La Corte d’assise milanese ha respinto con un giudizio durissimo il concordato tra le parti, in seguito al quale accusa e difesa avevo chiesto 11 anni per Alessio e 8 anni e 6 mesi per Simone: “La ragione di siffatta richiesta di indulgenza – scrivono i giudici – è la medesima che ha fatto da sfondo a tutte le istanze difensive: il reo è solo e soltanto la vittima, colpevole del ” …drammatico vissuto di Laura Di Santo e dei due figli mai trapelato al di fuori dalle mura domestiche prima di quando è divenuto di grande convenienza farlo trapelare, in considerazione delle condotte poste in essere da Scalamandré Pasquale” Queste condotte verrebbero secondo i giudici” date per assodate e comprovate, senza mai uno sforzo di valutazione oggettiva della attendibilità delle interessatissime voci processuali degli imputati e della i loro madre, di cui non si riesce a biasimare neppure l’invio di messaggi del tenore, che definire “di inopportuna incitazione, è persino eufemistico, “assolvendola” giacché: ” …nell’esternare il proprio malessere ad Alessio, non esitava ad invocare l’aiuto dei figli per uscire da quella logorante situazione…” (sic, a pag. 30 della proposta di concordato sulla pena), laddove la “logorante situazione” erano le tutele apprestate in suo favore”.
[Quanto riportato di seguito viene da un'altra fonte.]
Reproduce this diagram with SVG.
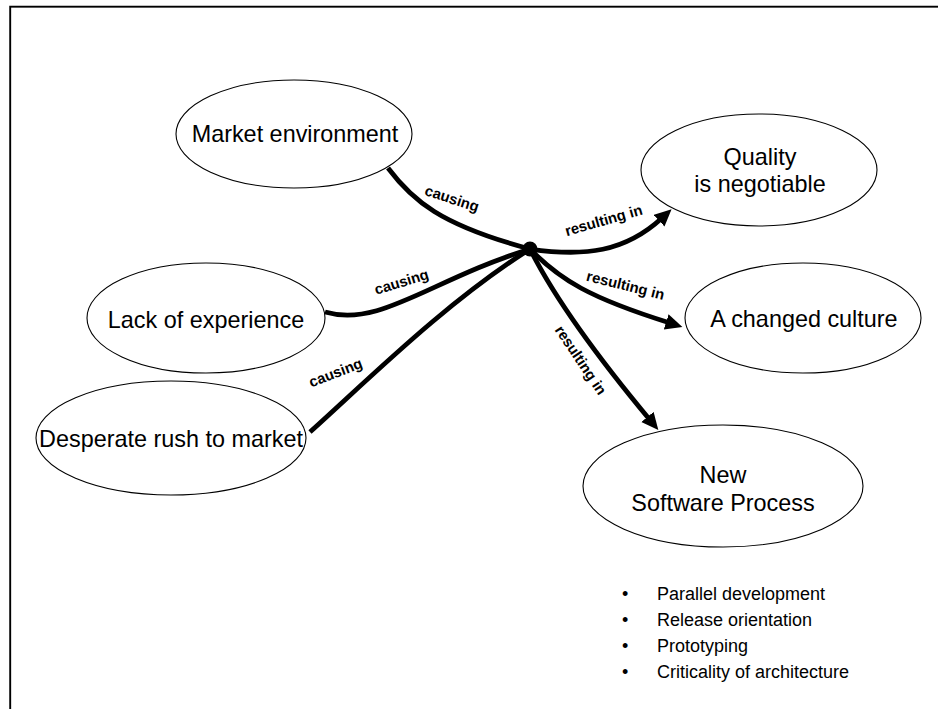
<svg xmlns="http://www.w3.org/2000/svg" width="938" height="709" viewBox="0 0 938 709">
<defs>
<marker id="arr" markerUnits="userSpaceOnUse" markerWidth="20" markerHeight="18" refX="4" refY="8" orient="auto">
<path d="M0,0 L17,8 L0,16 z" fill="#000"/>
</marker>
<style>
.node ellipse{fill:#fff;stroke:#000;stroke-width:1.1}
.node text{font-family:"Liberation Sans",Arial,sans-serif;font-size:23.4px;fill:#000;text-anchor:middle}
.con path{fill:none;stroke:#000;stroke-width:4.8}
.lbl{font-family:"Liberation Sans",Arial,sans-serif;font-size:14.8px;font-weight:bold;fill:#000;text-anchor:middle}
.bul{font-family:"Liberation Sans",Arial,sans-serif;font-size:18px;fill:#000}
</style>
</defs>
<rect x="0" y="0" width="938" height="709" fill="#fff"/>
<rect x="10.2" y="6.7" width="1000" height="1000" fill="none" stroke="#000" stroke-width="1.9"/>

<g id="connectors" class="con">
<path d="M388,168 C412,200 440,225 530,249"/>
<path d="M325,312 C380,328 430,280 530,249"/>
<path d="M310,432 C370,378 445,303 530,249"/>
<path d="M530,249 C585,257 625,252 662,218" marker-end="url(#arr)"/>
<path d="M530,249 C560,280 590,298 670,323" marker-end="url(#arr)"/>
<path d="M530,249 C558,305 610,372 650,420" marker-end="url(#arr)"/>
<circle cx="530" cy="249" r="7.5" fill="#000"/>
<text class="lbl" transform="translate(450.4,203.4) rotate(18)">causing</text>
<text class="lbl" transform="translate(403,286.7) rotate(-17)">causing</text>
<text class="lbl" transform="translate(337.4,377.4) rotate(-21)">causing</text>
<text class="lbl" transform="translate(605,225.2) rotate(-16)">resulting in</text>
<text class="lbl" transform="translate(624.3,290.2) rotate(14)">resulting in</text>
<text class="lbl" transform="translate(576.5,363) rotate(56)">resulting in</text>
</g>

<g id="market" class="node">
<ellipse cx="294" cy="134" rx="118" ry="54"/>
<text x="295" y="142">Market environment</text>
</g>
<g id="lack" class="node">
<ellipse cx="206" cy="318" rx="119" ry="55"/>
<text x="206" y="328">Lack of experience</text>
</g>
<g id="desperate" class="node">
<ellipse cx="171" cy="438" rx="135" ry="57"/>
<text x="171" y="447">Desperate rush to market</text>
</g>
<g id="quality" class="node">
<ellipse cx="759" cy="170" rx="118" ry="56"/>
<text x="760" y="165">Quality</text>
<text x="760" y="192">is negotiable</text>
</g>
<g id="culture" class="node">
<ellipse cx="803" cy="318" rx="118" ry="55"/>
<text x="804" y="327">A changed culture</text>
</g>
<g id="newprocess" class="node">
<ellipse cx="723" cy="486" rx="140" ry="61"/>
<text x="723" y="483">New</text>
<text x="723" y="511">Software Process</text>
</g>

<g id="bullets" class="bul">
<text x="622" y="600">•</text><text x="657" y="600">Parallel development</text>
<text x="622" y="626">•</text><text x="657" y="626">Release orientation</text>
<text x="622" y="652">•</text><text x="657" y="652">Prototyping</text>
<text x="622" y="678">•</text><text x="657" y="678">Criticality of architecture</text>
</g>
</svg>
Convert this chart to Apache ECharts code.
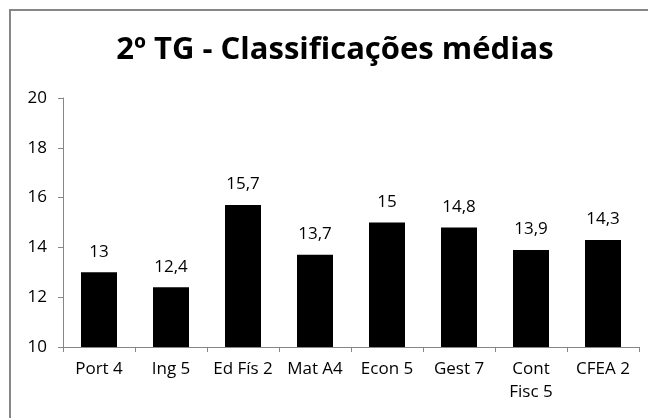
<!DOCTYPE html>
<html>
<head>
<meta charset="utf-8">
<script src="https://cdn.jsdelivr.net/npm/echarts@6/dist/echarts.min.js"></script>
<style>
  html, body { margin: 0; padding: 0; background: #fff; }
  #chart { width: 648px; height: 418px; }
</style>
</head>
<body>
<div id="chart"></div>
<script>
// categorias e médias
const categories = ['Port 4', 'Ing 5', 'Ed Fís 2', 'Mat A4', 'Econ 5', 'Gest 7', 'Cont\nFisc 5', 'CFEA 2']
const values = [13, 12.4, 15.7, 13.7, 15, 14.8, 13.9, 14.3]
const yTicks = [10, 12, 14, 16, 18, 20]

const font = 'Open Sans'
const myChart = echarts.init(document.getElementById('chart'))

myChart.setOption({
  animation: false,
  title: {
    text: '2º TG - Classificações médias',
    left: 330,
    top: 30,
    textAlign: 'center',
    textStyle: { fontFamily: font, fontWeight: 'bold', fontSize: 31, color: '#000' }
  },
  // moldura cinzenta
  graphic: [{
    type: 'rect',
    shape: { x: 10, y: 10, width: 700, height: 500 },
    style: { fill: 'none', stroke: '#868686', lineWidth: 2 }
  }],
  grid: { left: 63, right: 9, top: 98, bottom: 71 },
  xAxis: {
    type: 'category',
    data: categories,
    axisLine: { lineStyle: { color: '#868686' } },
    axisTick: { show: true, alignWithLabel: false, length: 5, lineStyle: { color: '#868686' } },
    axisLabel: { color: '#000', fontFamily: font, fontSize: 17, margin: 11, lineHeight: 23, interval: 0 }
  },
  yAxis: {
    type: 'value',
    min: yTicks[0],
    max: yTicks[yTicks.length - 1],
    interval: 2,
    splitLine: { show: false },
    axisLine: { show: true, lineStyle: { color: '#868686' } },
    axisTick: { show: true, length: 5, lineStyle: { color: '#868686' } },
    axisLabel: { color: '#000', fontFamily: font, fontSize: 17, margin: 16 }
  },
  series: [{
    type: 'bar',
    data: values,
    barWidth: '50%',
    itemStyle: { color: '#000' },
    label: {
      show: true,
      position: 'top',
      distance: 12,
      color: '#000',
      fontFamily: font,
      fontSize: 17,
      formatter: p => String(p.value).replace('.', ',')
    }
  }]
})
</script>
</body>
</html>
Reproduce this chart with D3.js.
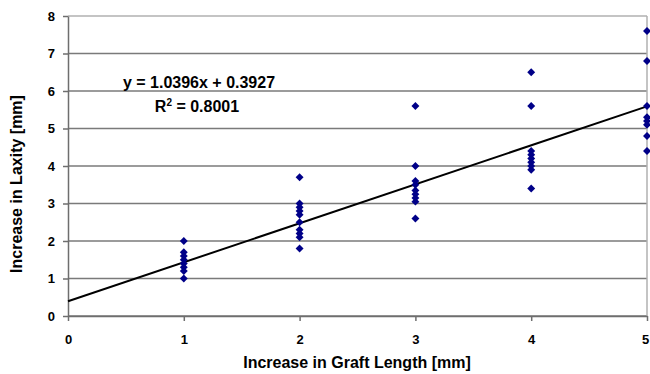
<!DOCTYPE html>
<html>
<head>
<meta charset="utf-8">
<script src="https://cdn.jsdelivr.net/npm/d3@7"></script>
<style>
  body { margin: 0; background: #fff; }
  text { font-family: "Liberation Sans", Arial, sans-serif; font-weight: bold; fill: #000; }
</style>
</head>
<body>
<div id="chart"></div>
<script>
// data
var graftLength = [1, 2, 3, 4, 5];
var laxity1 = [2.0, 1.7, 1.6, 1.5, 1.4, 1.3, 1.2, 1.0];
var laxity2 = [3.7, 3.0, 2.9, 2.8, 2.7, 2.5, 2.3, 2.2, 2.1, 1.8];
var laxity3 = [5.6, 4.0, 3.6, 3.5, 3.35, 3.25, 3.15, 3.05, 2.6];
var laxity4 = [6.5, 5.6, 4.4, 4.3, 4.2, 4.1, 4.0, 3.9, 3.4];
var laxity5 = [7.6, 6.8, 5.6, 5.3, 5.2, 5.1, 4.8, 4.4];
var xTicks = [0, 1, 2, 3, 4, 5];
var yTicks = [0, 1, 2, 3, 4, 5, 6, 7, 8];
var slope = 1.0396;
var intercept = 0.3927;
var rSquared = 0.8001;

var svgWidth = 650;
var svgHeight = 374;
var margin = { top: 16, right: 3, bottom: 58, left: 68 };

var width = svgWidth - margin.left - margin.right;
var height = svgHeight - margin.top - margin.bottom;

var svg = d3.select("#chart")
    .append("svg")
    .attr("width", svgWidth)
    .attr("height", svgHeight);

var g = svg.append("g")
    .attr("transform", `translate(${margin.left}, ${margin.top})`);

var xScale = d3.scaleLinear().domain([0, 5]).range([0, width]);
var yScale = d3.scaleLinear().domain([0, 8]).range([height, 0]);

// horizontal gridlines
g.selectAll(".grid")
    .data(yTicks)
    .enter()
    .append("line")
    .attr("x1", 0)
    .attr("x2", width)
    .attr("y1", function(d) { return yScale(d); })
    .attr("y2", function(d) { return yScale(d); })
    .attr("stroke", function(d) { return d === 8 ? "#b0b0b0" : "#7a7a7a"; })
    .attr("stroke-width", 1.5);

// right border
g.append("line")
    .attr("x1", width).attr("x2", width)
    .attr("y1", 0).attr("y2", height)
    .attr("stroke", "#b0b0b0")
    .attr("stroke-width", 1.5);

// axes
var xAxis = d3.axisBottom(xScale).tickValues(xTicks).tickFormat(d3.format("d"))
    .tickSize(5).tickSizeOuter(0).tickPadding(14);
var yAxis = d3.axisLeft(yScale).tickValues(yTicks).tickFormat(d3.format("d"))
    .tickSize(5).tickSizeOuter(0).tickPadding(8);

var gx = g.append("g")
    .attr("transform", `translate(0, ${height})`)
    .call(xAxis);
var gy = g.append("g").call(yAxis);

[gx, gy].forEach(function(ax) {
  ax.selectAll("path, line").attr("stroke", "#6e6e6e").attr("stroke-width", 1.5);
  ax.selectAll("text").attr("font-size", 13).attr("font-family", "Liberation Sans, Arial, sans-serif").attr("font-weight", "bold");
});
// last x label sits at the right edge
gx.selectAll("text").filter(function(d) { return d === 5; }).attr("dx", -2);

// trendline
var line = d3.line()
    .x(function(d) { return xScale(d); })
    .y(function(d) { return yScale(slope * d + intercept); });

g.append("path")
    .datum([0, 5])
    .attr("d", line)
    .attr("fill", "none")
    .attr("stroke", "#000")
    .attr("stroke-width", 2);

// points
var groups = [laxity1, laxity2, laxity3, laxity4, laxity5];
var points = [];
groups.forEach(function(vals, i) {
  vals.forEach(function(v) { points.push({ x: graftLength[i], y: v }); });
});

var diamond = d3.symbol().type(d3.symbolDiamond2).size(40);
g.selectAll(".pt")
    .data(points)
    .enter()
    .append("path")
    .attr("d", diamond)
    .attr("transform", function(d) {
      return `translate(${xScale(d.x)}, ${yScale(d.y)})`;
    })
    .attr("fill", "#000088");

// equation labels
g.append("text")
    .attr("x", 199 - margin.left)
    .attr("y", 88 - margin.top)
    .attr("text-anchor", "middle")
    .attr("font-size", 16)
    .text(`y = ${slope}x + ${intercept}`);

var r2 = g.append("text")
    .attr("x", 197 - margin.left)
    .attr("y", 112 - margin.top)
    .attr("text-anchor", "middle")
    .attr("font-size", 16);
r2.append("tspan").text("R");
r2.append("tspan").attr("dy", -6).attr("font-size", 10).text("2");
r2.append("tspan").attr("dy", 6).text(` = ${rSquared}`);

// axis titles
svg.append("text")
    .attr("x", 357)
    .attr("y", 368)
    .attr("text-anchor", "middle")
    .attr("font-size", 16)
    .text("Increase in Graft Length [mm]");

svg.append("text")
    .attr("transform", "translate(22, 184) rotate(-90)")
    .attr("text-anchor", "middle")
    .attr("font-size", 16)
    .text("Increase in Laxity [mm]");
</script>
</body>
</html>
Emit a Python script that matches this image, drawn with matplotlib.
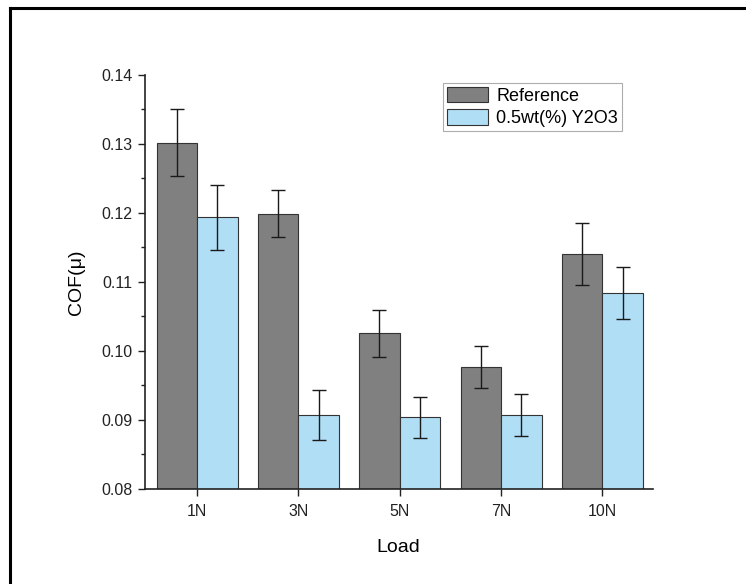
import numpy as np
import matplotlib
matplotlib.use("Agg")
import matplotlib.pyplot as plt
from matplotlib.lines import Line2D
from matplotlib.ticker import MultipleLocator, FormatStrFormatter

plt.rcParams['font.family'] = ['Liberation Sans', 'DejaVu Sans']

loads = ['1N', '3N', '5N', '7N', '10N']
reference = [0.1302, 0.1199, 0.1026, 0.0977, 0.1140]
reference_err = [0.0049, 0.0034, 0.0034, 0.0030, 0.0045]
y2o3 = [0.1194, 0.0907, 0.0904, 0.0907, 0.1084]
y2o3_err = [0.0047, 0.0036, 0.0030, 0.0030, 0.0038]

fig = plt.figure(figsize=(7.46, 5.84), dpi=100)
ax = fig.add_axes([0.1937, 0.1627, 0.6816, 0.7089])

x = np.arange(len(loads))
w = 0.4
err_kw = dict(ecolor='#1a1a1a', elinewidth=1.0, capsize=4.7, capthick=1.0)
ax.bar(x - w / 2, reference, w, yerr=reference_err, color='#808080',
       edgecolor='#333333', linewidth=0.8, label='Reference', error_kw=err_kw)
ax.bar(x + w / 2, y2o3, w, yerr=y2o3_err, color='#B0DEF5',
       edgecolor='#333333', linewidth=0.8, label='0.5wt(%) Y2O3', error_kw=err_kw)

ax.set_xlim(-0.52, 4.5)
ax.set_ylim(0.08, 0.14)
ax.set_xticks(x)
ax.set_xticklabels(loads)
ax.yaxis.set_major_locator(MultipleLocator(0.01))
ax.yaxis.set_minor_locator(MultipleLocator(0.005))
ax.yaxis.set_major_formatter(FormatStrFormatter('%.2f'))
ax.tick_params(axis='both', which='major', direction='out', length=5,
               width=1.0, labelsize=11.5, colors='#222222')
ax.tick_params(axis='x', which='major', pad=6)
ax.tick_params(axis='y', which='minor', direction='out', length=3, width=1.0,
               colors='#222222')
for side in ['top', 'right']:
    ax.spines[side].set_visible(False)
for side in ['left', 'bottom']:
    ax.spines[side].set_linewidth(1.2)
    ax.spines[side].set_color('#222222')

ax.set_xlabel('Load', fontsize=14, labelpad=14)
ax.set_ylabel('COF(\u03bc)', fontsize=14, labelpad=12)

leg = ax.legend(loc='upper left', bbox_to_anchor=(0.594, 0.858),
                bbox_transform=fig.transFigure, fontsize=13, fancybox=False,
                frameon=True, edgecolor='#999999', handlelength=2.3,
                handleheight=0.95, handletextpad=0.45, labelspacing=0.25,
                borderpad=0.2, borderaxespad=0)
leg.get_frame().set_linewidth(0.8)

# partial frame around the figure (top and left edges only)
fig.add_artist(Line2D([10 / 746, 1], [1 - 8 / 584, 1 - 8 / 584],
                      transform=fig.transFigure, color='black', linewidth=2.2))
fig.add_artist(Line2D([10 / 746, 10 / 746], [0, 1 - 8 / 584],
                      transform=fig.transFigure, color='black', linewidth=2.2))

fig.savefig('out.png', dpi=100)
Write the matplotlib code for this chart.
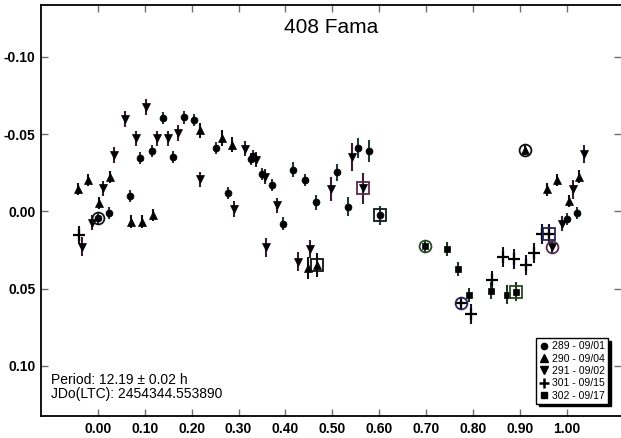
import matplotlib
matplotlib.use("Agg")
import matplotlib.pyplot as plt
from matplotlib.lines import Line2D

plt.rcParams['font.family'] = ['Liberation Sans', 'DejaVu Sans']

title = "408 Fama"
period_text = "Period: 12.19 \u00b1 0.02 h"
epoch_text = "JDo(LTC): 2454344.553890"

x_ticks = [0.0, 0.1, 0.2, 0.3, 0.4, 0.5, 0.6, 0.7, 0.8, 0.9, 1.0]
y_ticks = [-0.10, -0.05, 0.00, 0.05, 0.10]

session_labels = ["289 - 09/01", "290 - 09/04", "291 - 09/02", "301 - 09/15", "302 - 09/17"]

# session 289 (dots)
phase_289 = [0.000, 0.023, 0.068, 0.091, 0.115, 0.138, 0.160, 0.184, 0.206, 0.252,
             0.277, 0.327, 0.331, 0.349, 0.371, 0.395, 0.417, 0.442, 0.464, 0.510,
             0.534, 0.555, 0.579, 0.601, 0.999, 1.022]
mag_289 = [0.0045, 0.0013, -0.0099, -0.0343, -0.0392, -0.0602, -0.0350, -0.0608, -0.0591, -0.0408,
           -0.0120, -0.0339, -0.0358, -0.0241, -0.0170, 0.0080, -0.0270, -0.0203, -0.0058, -0.0252,
           -0.0030, -0.0412, -0.0392, 0.0027, 0.0052, 0.0011]
err_289 = [0.004, 0.004, 0.004, 0.004, 0.004, 0.004, 0.004, 0.004, 0.004, 0.004,
           0.004, 0.004, 0.004, 0.004, 0.004, 0.004, 0.005, 0.004, 0.005, 0.0055,
           0.006, 0.0065, 0.007, 0.006, 0.004, 0.004]

# session 290 (up triangles)
phase_290 = [-0.043, -0.021, 0.003, 0.026, 0.071, 0.094, 0.118, 0.217, 0.264, 0.286,
             0.447, 0.468, 0.911, 0.957, 0.979, 1.004, 1.026]
mag_290 = [-0.0144, -0.0203, -0.0052, -0.0220, 0.0067, 0.0067, 0.0024, -0.0524, -0.0474, -0.0431,
           0.0369, 0.0348, -0.0397, -0.0142, -0.0203, -0.0067, -0.0224]
err_290 = [0.004, 0.004, 0.004, 0.004, 0.004, 0.004, 0.004, 0.005, 0.005, 0.005,
           0.007, 0.008, 0.003, 0.004, 0.004, 0.004, 0.004]

# session 291 (down triangles)
phase_291 = [-0.034, -0.013, 0.012, 0.035, 0.057, 0.082, 0.103, 0.126, 0.150, 0.172,
             0.218, 0.291, 0.313, 0.337, 0.357, 0.381, 0.359, 0.427, 0.452, 0.497,
             0.542, 0.565, 0.968, 0.990, 1.013, 1.036]
mag_291 = [0.0229, 0.0074, -0.0148, -0.0364, -0.0597, -0.0472, -0.0675, -0.0472, -0.0472, -0.0507,
           -0.0207, -0.0015, -0.0405, -0.0335, -0.0225, -0.0038, 0.0234, 0.0326, 0.0244, -0.0144,
           -0.0353, -0.0149, 0.0231, 0.0080, -0.0142, -0.0371]
err_291 = [0.006, 0.005, 0.005, 0.005, 0.005, 0.005, 0.005, 0.005, 0.005, 0.005,
           0.005, 0.005, 0.005, 0.005, 0.005, 0.005, 0.006, 0.006, 0.006, 0.008,
           0.009, 0.010, 0.004, 0.005, 0.006, 0.006]

# session 301 (plus)
phase_301 = [-0.039, 0.773, 0.795, 0.840, 0.864, 0.887, 0.912, 0.929, 0.947, 0.961]
mag_301 = [0.0153, 0.0595, 0.0663, 0.0445, 0.0294, 0.0309, 0.0349, 0.0272, 0.0149, 0.0149]
err_301 = [0.006, 0.004, 0.0065, 0.006, 0.0065, 0.0065, 0.0065, 0.0065, 0.0065, 0.0065]

# session 302 (squares)
phase_302 = [0.698, 0.744, 0.768, 0.791, 0.838, 0.872, 0.891]
mag_302 = [0.0223, 0.0246, 0.0372, 0.0540, 0.0514, 0.0539, 0.0520]
err_302 = [0.004, 0.0045, 0.0045, 0.0045, 0.0055, 0.006, 0.006]

sessions = [
    # phase, mag, err, marker, size, bar colour, ring colour, circled idx, boxed idx
    (phase_289, mag_289, err_289, 'o', 5.0, '#1e3a3a', '#101818', 0, 23),
    (phase_290, mag_290, err_290, '^', 6.0, '#101010', '#101010', 12, 11),
    (phase_291, mag_291, err_291, 'v', 6.0, '#3a1a34', '#5a2a4c', 22, 21),
    (phase_301, mag_301, err_301, '+', 9.0, '#121226', '#26265a', 1, 9),
    (phase_302, mag_302, err_302, 's', 5.0, '#1e3a1e', '#244a24', 0, 6),
]

fig = plt.figure(figsize=(6.21, 4.38), dpi=100)
ax = fig.add_axes([0.066, 0.0502, 0.934, 0.9384])

for ph, mg, er, mk, ms, ecol, rcol, ic, ib in sessions:
    ax.errorbar(ph, mg, yerr=er, fmt=mk, color='black', ecolor=ecol,
                elinewidth=1.5, capsize=0, ms=ms, mew=1.6 if mk == '+' else 0.5,
                zorder=3)
    ax.plot(ph[ic], mg[ic], 'o', ms=8.5, mfc='none', mec=rcol, mew=1.3, zorder=4)
    ax.plot(ph[ib], mg[ib], 's', ms=8.5, mfc='none', mec=rcol, mew=1.3, zorder=4)

ax.set_xlim(-0.121, 1.115)
ax.set_ylim(0.1325, -0.1335)

ax.set_xticks(x_ticks)
ax.set_xticklabels([f"{v:.2f}" for v in x_ticks], fontweight='bold', fontsize=10)
ax.set_yticks(y_ticks)
ax.set_yticklabels([f"{v:.2f}" for v in y_ticks], fontweight='bold', fontsize=10)
ax.tick_params(axis='both', direction='in', length=5, width=1, color='#707070',
               top=True, right=True, pad=4)

for side in ('left', 'bottom', 'top'):
    ax.spines[side].set_linewidth(1.3)
ax.spines['right'].set_visible(False)

ax.text(0.5, 0.945, title, transform=ax.transAxes, ha='center', va='center', fontsize=15)
ax.text(0.018, 0.088, period_text, transform=ax.transAxes, ha='left', va='center', fontsize=10)
ax.text(0.018, 0.054, epoch_text, transform=ax.transAxes, ha='left', va='center', fontsize=10)

handles = [
    Line2D([], [], ls='none', marker='o', color='black', ms=4.5),
    Line2D([], [], ls='none', marker='^', color='black', ms=5.5),
    Line2D([], [], ls='none', marker='v', color='black', ms=5.5),
    Line2D([], [], ls='none', marker='+', color='black', ms=7, mew=1.8),
    Line2D([], [], ls='none', marker='s', color='black', ms=5),
]
leg = ax.legend(handles, session_labels, loc='lower right',
                bbox_to_anchor=(0.978, 0.03), fontsize=7.5, frameon=True,
                fancybox=False, shadow={'color': 'black', 'alpha': 1.0},
                handlelength=0.8, handletextpad=0.4, labelspacing=0.22,
                borderpad=0.3, borderaxespad=0.0)
leg.get_frame().set_edgecolor('black')
leg.get_frame().set_linewidth(1.0)

fig.savefig("out.png", dpi=100)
Secondo la Corte d’assise d’appello di Milano è “la dinamica del fatto, in conclusione, a rendere la vicenda qui a giudizio un unicum meritevole della sanzione determinata nei termini di cui si dirà. Alessio Scalamandré, […], ha infatti ucciso il padre prendendolo a colpi in testa con un utensile in legno, sfondandogli il cranio dopo che questi era rimasto tramortito e dunque privo di sensi oltre che di ogni residua capacità di reagire, in preda a un incontenibile, furioso impeto di violenza ormai non più sostenuto, neanche lontanamente, da un pur originario fine potenzialmente difensivo reso del tutto superfluo dalla sopravvenuta palese soccombenza fisica” del padre. Una condotta che non merita “indulgenza” secondo la Corte perché denota “un comportamento che ha costituito uno sfogo di istinti ritorsivi, totalmente svincolato da ogni freno inibitorio, che non merita ulteriori riduzioni di pena di sorta ove si consideri che sarebbe bastato all’autore del fatto immobilizzare il padre dopo che aveva perso i sensi e chiamare le forze dell’ordine perché intervenissero ai fini di un aggravamento della misura cautelare alla quale l’uomo era in allora soggetto…”
Quanto al ruolo di Simone, i giudici milanesi sanciscono la corresponsabilità nel delitto seppur con l’attenuante del “contributo causale di minima importanza”, confermando quindi la condanna che era stata pronunciata in primo grado. Contro la sentenza gli avvocati di Alessio (Luca Rinaldi e Andrea Guido) e di Simone (Nadia Calafato e Riccardo Lamonaca) stanno preparando il nuovo ricorso davanti alla Cassazione.